Aaron, so let me get this straight.... when the people of Mace Ranch, who have the most to lose from DiSC in terms of traffic to their already impacted streets, are given the ridiculous promise that 12,000 additional car trips a day won't make traffic worse, they should go along with that, knowing that promise is likely to be broken (knowing that it can't really be kept and that this developer has a history of breaking promises), on the assumption that 33 years from now someone might be live DiSC and not be unhappy? Because that sounds like the argument that you are making. Not exactly a ringing endorsement for a vote.

Ron O

I say that each resident (not just those at DiSC) should own two vehicles, to get the full $800:

That oughta help.


Aaron, Mace Ranch is suburbia with some off-street bike paths to help kids get to two elementary schools and one junior high, and some buses focused on those with university destinations. Lots and lots of lawns, some parks, a private lake. I lived there for most of a year, and based on my experience neighbor-to-neighbor nice things are far less then in other neighborhoods I've lived in here that are much closer to Downtown.

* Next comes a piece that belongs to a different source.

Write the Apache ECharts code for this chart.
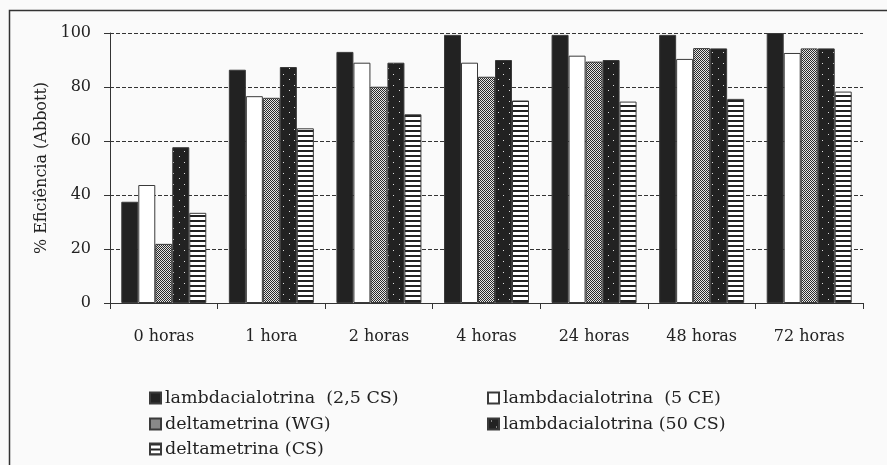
<!DOCTYPE html>
<html>
<head>
<meta charset="utf-8">
<script src="https://cdn.jsdelivr.net/npm/echarts@6/dist/echarts.min.js"></script>
<style>html,body{margin:0;padding:0;background:#fafafa}#c{width:887px;height:465px}</style>
</head>
<body>
<div id="c"></div>
<script>
const categories = ['0 horas', '1 hora', '2 horas', '4 horas', '24 horas', '48 horas', '72 horas'];
const seriesNames = ['lambdacialotrina  (2,5 CS)', 'lambdacialotrina  (5 CE)', 'deltametrina (WG)', 'lambdacialotrina (50 CS)', 'deltametrina (CS)'];
const lambda25CS = [37.5, 86.4, 93, 99.3, 99.3, 99.3, 100];
const lambda5CE = [43.7, 76.6, 89, 89, 91.6, 90.4, 92.6];
const deltaWG = [21.9, 76, 80.1, 83.8, 89.4, 94.4, 94.3];
const lambda50CS = [57.7, 87.4, 89, 90, 90, 94.3, 94.3];
const deltaCS = [33.4, 64.7, 69.9, 75, 74.6, 75.6, 78.3];
const yTicks = [0, 20, 40, 60, 80, 100];

function makeCanvas(w, h, draw) {
  const c = document.createElement('canvas');
  c.width = w; c.height = h;
  draw(c.getContext('2d'));
  return c;
}
const ditherPat = makeCanvas(2, 2, g => {
  g.fillStyle = '#e6e6e6'; g.fillRect(0, 0, 2, 2);
  g.fillStyle = '#2a2a2a'; g.fillRect(0, 0, 1, 1); g.fillRect(1, 1, 1, 1);
});
const dotsPat = makeCanvas(11, 11, g => {
  g.fillStyle = '#222'; g.fillRect(0, 0, 11, 11);
  g.fillStyle = '#e0e0e0'; g.fillRect(3, 2, 1, 1); g.fillRect(8, 8, 1, 1);
});
const stripePat = makeCanvas(4, 5, g => {
  g.fillStyle = '#fff'; g.fillRect(0, 0, 4, 5);
  g.fillStyle = '#222'; g.fillRect(0, 0, 4, 2);
});

const fills = [
  '#222',
  '#fff',
  { image: ditherPat, repeat: 'repeat' },
  { image: dotsPat, repeat: 'repeat' },
  { image: stripePat, repeat: 'repeat' }
];
const dataArr = [lambda25CS, lambda5CE, deltaWG, lambda50CS, deltaCS];
const font = 'DejaVu Serif';

const series = seriesNames.map((n, i) => ({
  name: n,
  type: 'bar',
  data: dataArr[i],
  barWidth: 17,
  barGap: '0%',
  itemStyle: { color: fills[i], borderColor: '#3a3a3a', borderWidth: 1 }
}));

const legendPos = [
  [149, 389], [487, 389], [149, 415], [487, 415], [149, 440]
];
const legends = seriesNames.map((n, i) => ({
  data: [{ name: n, icon: 'rect' }],
  left: legendPos[i][0],
  top: legendPos[i][1],
  orient: 'vertical',
  padding: 0,
  itemWidth: 11,
  itemHeight: 11,
  itemGap: 4,
  selectedMode: false,
  textStyle: { fontFamily: font, fontSize: 17.5, color: '#222', padding: [0, 0, 0, -1] }
}));

const chart = echarts.init(document.getElementById('c'), null, { renderer: 'canvas' });
chart.setOption({
  backgroundColor: '#fafafa',
  animation: false,
  grid: { left: 110, right: 24, top: 33, bottom: 162, containLabel: false },
  legend: legends,
  xAxis: {
    type: 'category',
    data: categories,
    axisLine: { lineStyle: { color: '#333', width: 1 } },
    axisTick: { show: true, length: 6, lineStyle: { color: '#333' } },
    axisLabel: { fontFamily: font, fontSize: 16, color: '#222', margin: 26 }
  },
  yAxis: {
    type: 'value',
    min: yTicks[0],
    max: yTicks[yTicks.length - 1],
    interval: 20,
    name: '% Eficiência (Abbott)',
    nameLocation: 'middle',
    nameGap: 53,
    nameTextStyle: { fontFamily: font, fontSize: 16, color: '#222' },
    axisLine: { show: true, lineStyle: { color: '#333', width: 1 } },
    axisTick: { show: true, length: 6, lineStyle: { color: '#333' } },
    axisLabel: { fontFamily: font, fontSize: 16, color: '#222', margin: 19 },
    splitLine: { show: true, lineStyle: { color: '#333', type: [4, 2], width: 1 } }
  },
  graphic: [{
    type: 'polyline',
    shape: { points: [[9.5, 470], [9.5, 10.5], [887, 10.5]] },
    style: { stroke: '#333', lineWidth: 1.5, fill: null },
    silent: true
  }],
  series: series
});
</script>
</body>
</html>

There's much "Davis" about it, aside from local child-focused bike network which doesn't get kids on their own to an ice cream cone like the ones available in Downtown, or even - for older kids - directly to the closest nice supermarket to help with shopping. (Not being a snob about Target... but clearly a lot of people favor Nugget over it).

I am not equipped to do a financial analysis.

Aaron Wedra

Thank you for the input folks. Yes, Roberta, in a funny way, that was my logic.

Oh and on the point that folks can't seem to find statements on DiSC from UCD, a retired UCD public relations person suggested to me that it's against UCD policy to be able to influence the outcome of such projects and they would not be legally able to make statements. Not sure if anyone else can verify whether or not that is the case here.

Roberta L. Millstein

I don't think that is quite correct, Aaron. E.g, from this interview with Chancellor May about the Nishi project:

TCA: I know the university has announced its support for the Nishi Housing project. What are your thoughts on the project?

GM: We have to be careful, because as a 501(c)(3) organization, we’re prohibited for campaigning for individuals or for campaigning for ballot measures, however we think this would be a useful thing for our students to have more housing. I think everyone can agree on that. We did enter into an MOU with the developer to put a roadway between downtown and the development, should the ballot measure pass. We are supportive and we hope it works out.

So, they can't campaign, but apparently they can make supportive statements -- which they did for Nishi but have not done for DiSC.

Colin  Walsh

In contrast to UCD's lack of involvement in DiSC, look at Aggie Square in Sacramento. This is what UCD partnering with Industry looks like.

There was a time 18 years ago that UCD wanted to build a project like Aggie Square in the West Village part of UC Davis, but Dan Carson and others sued the University and the University changed plans.